We also became friends with Rusty and Beth Van der veer (right), who were closer to our
age. Rusty was Ray and Pearl’s son. At one point Rusty and I began writing a play we titled, A Little Fuss. The concept was how the Passion Week would be covered if the media of 1976 existed then.
(A Street in Bethany during Tuesday evening.)

(CLAY ADAMS enters, looking at the houses.)

(ADAMS is a reporter. He is middle-aged, hardened, cynical, and at the moment, dusty.)

(Another MAN enters the street from the other direction.)

CLAY
Excuse me, sir.

MAN
Uh?

CLAY
Excuse me, but could you tell me where to find Simon the Leper’s house.

MAN
(Suspiciously.)
You one of his?

CLAY
Whose?

MAN
That Nazarene, Jesu barJoseph.

CLAY
Never met the man.

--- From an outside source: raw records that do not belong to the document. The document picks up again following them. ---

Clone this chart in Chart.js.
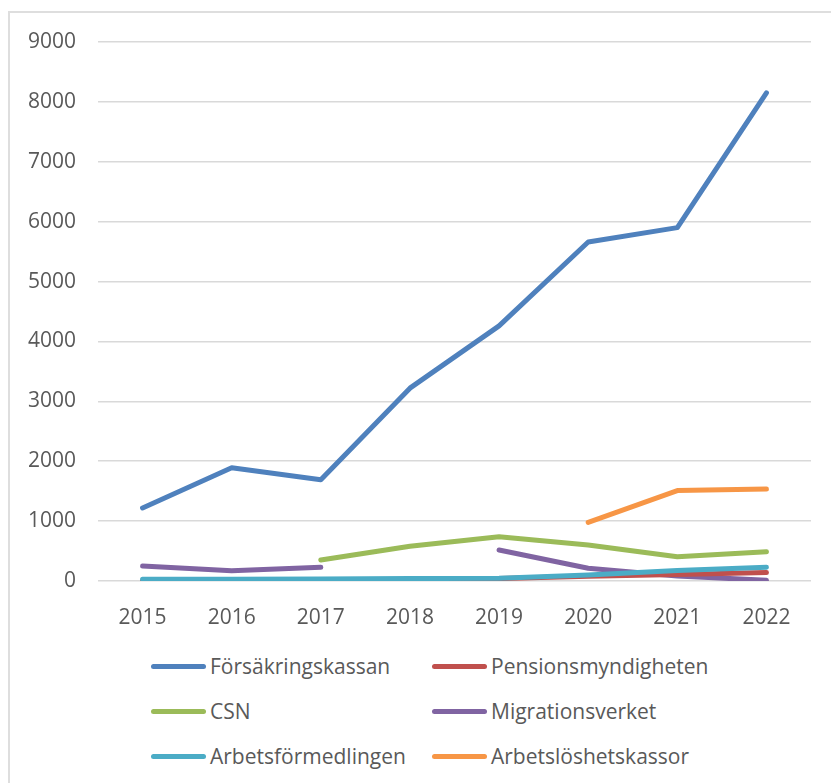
<!DOCTYPE html>
<html>
<head>
<meta charset="utf-8">
<script src="https://cdn.jsdelivr.net/npm/chart.js@4"></script>
<style>
  body { margin: 0; width: 831px; height: 783px; overflow: hidden; background: #fff; font-family: 'Open Sans', sans-serif; }
  #frame { position: absolute; left: 8px; top: 11px; width: 900px; height: 900px; border: 2px solid #dedede; }
  #chart { position: absolute; left: 0; top: 0; }
  .legend-item { position: absolute; display: flex; align-items: center; font-size: 21px; color: #595959; white-space: nowrap; }
  .legend-line { width: 55px; height: 5px; border-radius: 3px; margin-right: 4px; }
</style>
</head>
<body>
<div id="frame"></div>
<canvas id="chart" width="831" height="640"></canvas>
<div id="legend"></div>
<script>
// data
const years = ['2015', '2016', '2017', '2018', '2019', '2020', '2021', '2022'];
const forsakringskassan = [1220, 1890, 1690, 3220, 4260, 5660, 5900, 8150];
const pensionsmyndigheten = [0, 0, 5, 20, 40, 80, 110, 140];
const csn = [null, null, 350, 580, 740, 600, 405, 490];
const migrationsverket = [250, 172, 228, null, 517, 212, 83, 12];
const arbetsformedlingen = [28, 30, 35, 40, 45, 100, 175, 230];
const arbetsloshetskassor = [null, null, null, null, null, 980, 1510, 1535];

const seriesNames = ['Försäkringskassan', 'Pensionsmyndigheten', 'CSN', 'Migrationsverket', 'Arbetsförmedlingen', 'Arbetslöshetskassor'];
const seriesData = [forsakringskassan, pensionsmyndigheten, csn, migrationsverket, arbetsformedlingen, arbetsloshetskassor];
const seriesColors = ['#4F81BD', '#C0504D', '#9BBB59', '#8064A2', '#4BACC6', '#F79646'];

const yTicks = [0, 1000, 2000, 3000, 4000, 5000, 6000, 7000, 8000, 9000];

const textColor = '#595959';
const font = { family: 'Open Sans', size: 21 };

// draw order: later datasets on top (cyan over red)
const datasets = seriesNames.map((name, i) => ({
  label: name,
  data: seriesData[i],
  borderColor: seriesColors[i],
  backgroundColor: seriesColors[i],
  borderWidth: 5,
  pointRadius: 0,
  tension: 0,
  borderCapStyle: 'round',
  borderJoinStyle: 'round',
  spanGaps: false,
  order: [1, 3, 2, 4, 2.5, 0][i],
}));

const chart = new Chart(document.getElementById('chart'), {
  type: 'line',
  data: { labels: years, datasets: datasets },
  options: {
    responsive: false,
    animation: false,
    layout: { padding: { top: 42, right: 20, left: 0, bottom: 0 } },
    plugins: { legend: { display: false }, tooltip: { enabled: false } },
    scales: {
      x: {
        offset: true,
        grid: { display: false },
        border: { display: false },
        ticks: { color: textColor, font: font, padding: 16, maxRotation: 0 },
        afterFit: (s) => { s.height = 59; },
      },
      y: {
        min: 0,
        max: 9000,
        afterBuildTicks: (s) => { s.ticks = yTicks.map((v) => ({ value: v })); },
        grid: { color: '#d9d9d9', lineWidth: 1.5, drawTicks: false },
        border: { display: false },
        ticks: { color: textColor, font: font, padding: 22, callback: (v) => String(v) },
        afterFit: (s) => { s.width = 98; },
      },
    },
  },
});

// legend, 2 columns x 3 rows
const legend = document.getElementById('legend');
const colX = [151, 432];
const rowY = [666, 711, 756];
chart.data.datasets.forEach((ds, i) => {
  const item = document.createElement('div');
  item.className = 'legend-item';
  item.style.left = colX[i % 2] + 'px';
  item.style.top = (rowY[Math.floor(i / 2)] - 15) + 'px';
  item.style.height = '30px';
  item.innerHTML = '<span class="legend-line" style="background:' + ds.borderColor + '"></span>' + ds.label;
  legend.appendChild(item);
});
</script>
</body>
</html>
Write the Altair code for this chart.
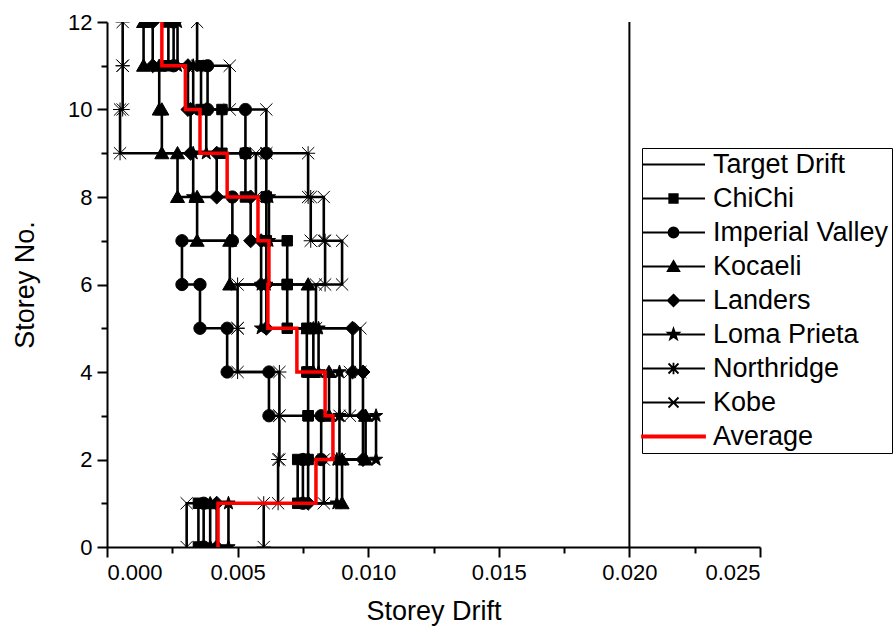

But I am looking for him. I was told I’d     find him at Simon the Leper’s tonight.

MAN
(Pointing.)
That house. Eating with lepers and sinners. One don’t kill him, the other might.  Listen, don’t go falling for any of his talk. I hear he’s a fancy talker.

CLAY
You never heard him yourself?

MAN
Never heard him. Never seen him. Never want to. Nothing good ever came out of Nazareth
.(Whispers.)
I hear rumors, though. I hear he’s illegitimate.

CLAY
May I quote you?

MAN
Say what? Quote me? To who?

CLAY
My names Clay Adams. I’m a reporter for the Times. We heard there was a little fuss in Jerusalem last Sunday. I was sent down to check out the story, if there is one.

MAN
You can quote this: those people in Jerusalem were fools. They
think he’s some kind of king. Well, I say he’s the son of a whore and should be put away before trouble starts for us all. He’ll come to a bad end, mark my words.

Unfortunately, we never finished it. We also collaborated on a story called, “Monster of Little Big Bridge”, but we didn’t finish that work either.
Another couple we became involved with for a short time were Abderrahim and Lennie
Biad. They were missionaries home on furlough and staying at Cedar Lane. He was from Morroco, a country he could not return to because he had a price on his head for preaching Christ. They were in the states raising support to return to the mission field, which would be to the Muslim population in Paris. They did eventually go to France, but I don’t know their fate after they left New Jersey.
All our new friends weren’t directly connected to churches or missions. For instance we befriends the Bob McFalls, who was a Special Agent of the FBI, even if he didn’t look like Hollywood’s version of an FBI Agent.

Our life in the mid 1970s was far from what it had been when the decade started. The porno magazines had all been replaced by Christian books and my record collection now had such artists as Jimmy Swaggart, The Harbor Lights, Honeytree
(Nancy Heniggbaum - right), Bill Gaither Trio, Tony Valenti and other Christian singers then popular. My car radio was preset on WVCH, a Christian station out of Chester, Pennsylvania that broadcast such shows as Chuck Swindoll and Oliver B. Green, or Harold Camping’s Family Radio. This was many years before he got into predicting the date the world would end. He was a fairly respected Christian commentator back then.
My life was busy and happy, actually, but I was definitely into too much too early as a new Christian. Something would soon change all this over involvement and that something was indeed a miracle.